Nothing, therefore, about the case as recorded in the chronicle can be accepted as fact. All that can be said with certainty is that Thomas witnessed a document drafted by Theobald recording Bishop Hilary’s ‘voluntary’ submission to the king. After Becket’s murder, what purports to be his speech in their favour gave the monks of Battle the invincible authority of a canonized saint; the fact that he seemed to be arguing the precise opposite of one of the chief points for which he would be assassinated was immaterial to them. Their undivided allegiance was to the king because of their special history as the Conqueror’s foundation. So narrow was their mindset that such a glaring discrepancy was of little concern to them.
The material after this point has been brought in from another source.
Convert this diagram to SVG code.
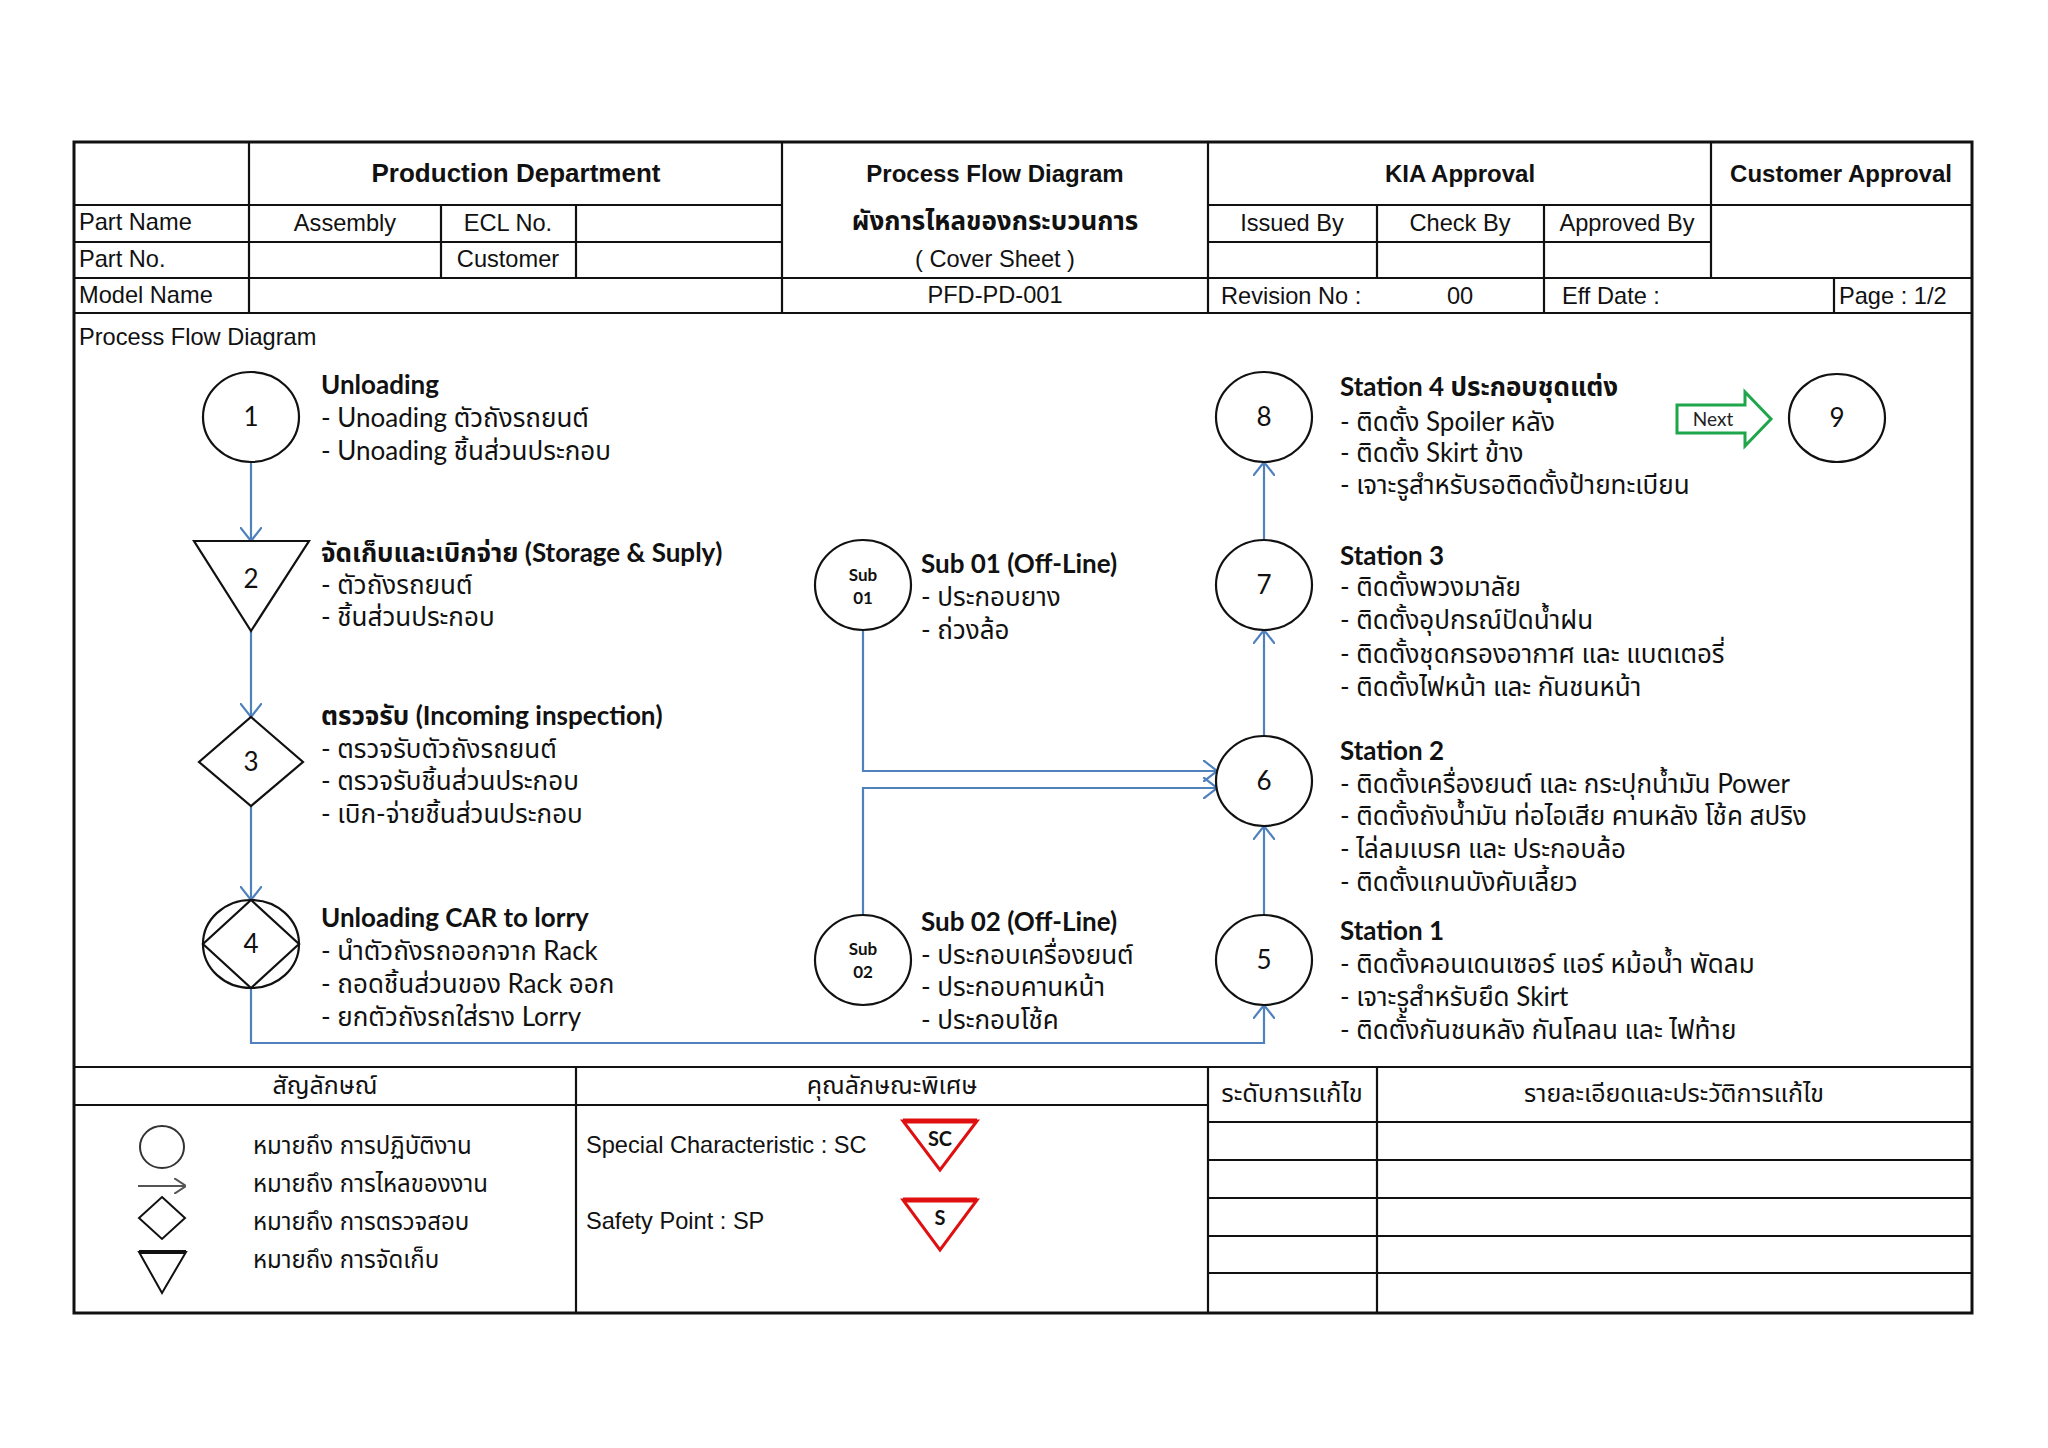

The long-term result of their spin was one day to make Thomas appear to be an even greater hypocrite than Hilary in the eyes of his detractors, but at the time the monks’ sole purpose was to vindicate their forged charters. Perhaps Thomas did indeed make some sort of speech on their behalf. It can never be known for certain. But even supposing that he had been willing to collude with Henry in what amounted to a show trial, was that something he could go on doing for ever?